Taxi Inch’allah
– EXTRAIT –
Un nuage opaque de pollution recouvre la ville, fumée noire des bouchons. Au loin gronde la circulation, les échos des klaxons
et le brouhaha des appels à la prière noyés dans le tumulte vrombissant. Derrière nous, à l’ombre de Khephren, la marée noire des touristes assaillie par les rabatteurs, devant nous Le Caire. Notre rencard est fixé à Sakakini, dans moins d’une heure, loin loin de là où nous nous trouvons. C’est mal connaître Le Caire. Pour le moment nous nous fourvoyons dans le premier taxi venu, le genre de tacot plein de rhumatismes dont la portière vous reste entre les mains. Le chauffeur, pas peu fier de son carrosse, nous fait comprendre qu’il s’agit d’une « Pijotte ». Une Peugeot de Mathusalem ! Chauffée aux gaz d’échappement, pleine d’amulettes, le genre musée, et avec un vrai moteur dedans. Depuis l’intérieur, nous observons le spectacle urbain : quatre files de voitures lancées à toute berzingue, toussantes de carburant, au milieu desquelles survivent ânes et dromadaires, et des familles entières serrées sur un même scooter. Les bords de route sont jonchés de véhicules en panne, notre Pijotte ne tarde pas à en faire partie. Pas moyen de redémarrer. Il nous faut la pousser sur le bas-côté, entre deux bolides, dans ce trafic où la vie ne vaut pas une livre.

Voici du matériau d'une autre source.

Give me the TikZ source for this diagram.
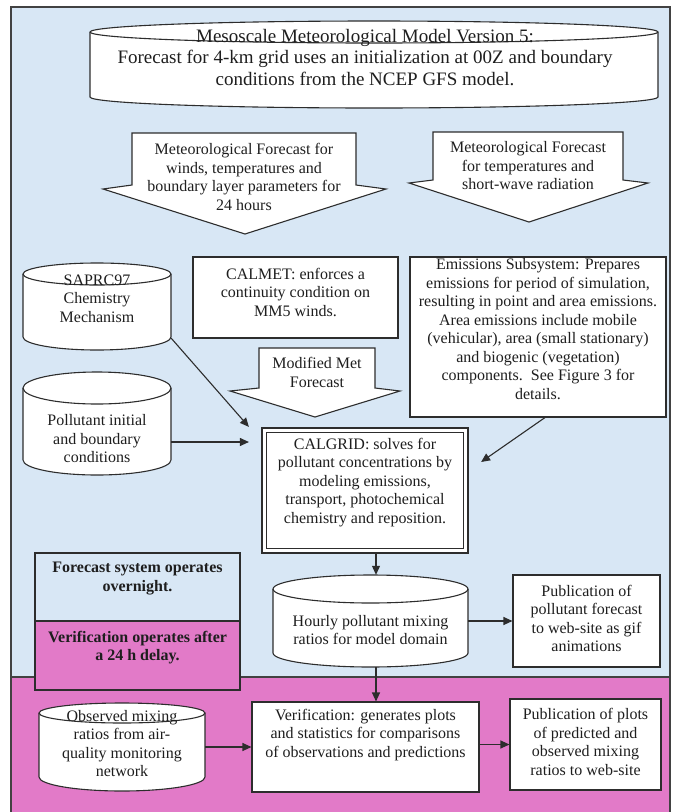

Les Egyptiens ont leur fierté, et le conducteur n’a qu’une parole, il nous conduira à bon port ! Même si pour cela il doit y mettre de notre poche. On ouvre le capot fumant. Un petit groupe se forme autour du moteur, ça s’anime, ça négocie, puis on commence à y mettre les mains. On souffle dans des tubes encrassés, on crache de l’huile chaude, entre deux bouffées de cigarettes. Nous observons impuissants ce groupe d’hommes s’esquinter la vie pour celle d’un taxi, jusqu’à ce que le miracle se produise. Les Egyptiens ont ce pouvoir de ressusciter les voitures mortes. La caisse redémarre alors. Le chauffeur, tout sourire, la gueule noircie par le cambouis, nous lance : « Welcome in Egypt ! ». De longues artères et de grandes avenues sur fond des Milles et Une Nuits, qui sentent bon l’essence, la shisha et le koshari. Des livreurs de pain à vélo, une planche pleine de lavash en équilibre sur la tête, affrontant la circulation en sens inverse, boulangers kamikazes du bitume. Des livreurs de gaz, à vélo aussi, martelant leurs bonbonnes pour avertir la foule. Des recycleurs de « vieilles robes », poussant de rue en rue leur lourde brouette, criant, au milieu des niqabs, des marchands ambulants, vendeuses de maïs grillé, vendeurs spécialisés dans le pigeon de rue, les mouchoirs, le papier bulle ou n’importe quoi d’autre. Bienvenue au Caire. La ville qui grouille, bruyante, où l’adhan vous réveille la nuit, sinon cinq fois par jour. La ville où l’on respire mal, mais qui surprend, amuse et qu’on finit par adorer. On peut rester une heure entière dans un coin de rue sans se lasser d’observer la vie. On joue le jeu des Egyptiens, on se déplace comme eux, on se colle derrière pour traverser la rue sans mourir. Quand le petit bonhomme passe au vert, celui-ci court, façon d’annoncer la couleur, parce que les automobilistes n’en ont rien à cirer des feux et des piétons. Prendre le bus relève aussi du sport, car là encore il faut courir pour parvenir à sauter dedans, puis se frayer une place tant bien que mal, sans perdre la perspective d’en redescendre un jour. Il y a bien le métro, mais certaines lignes sont en travaux depuis des années. Reste les taxis.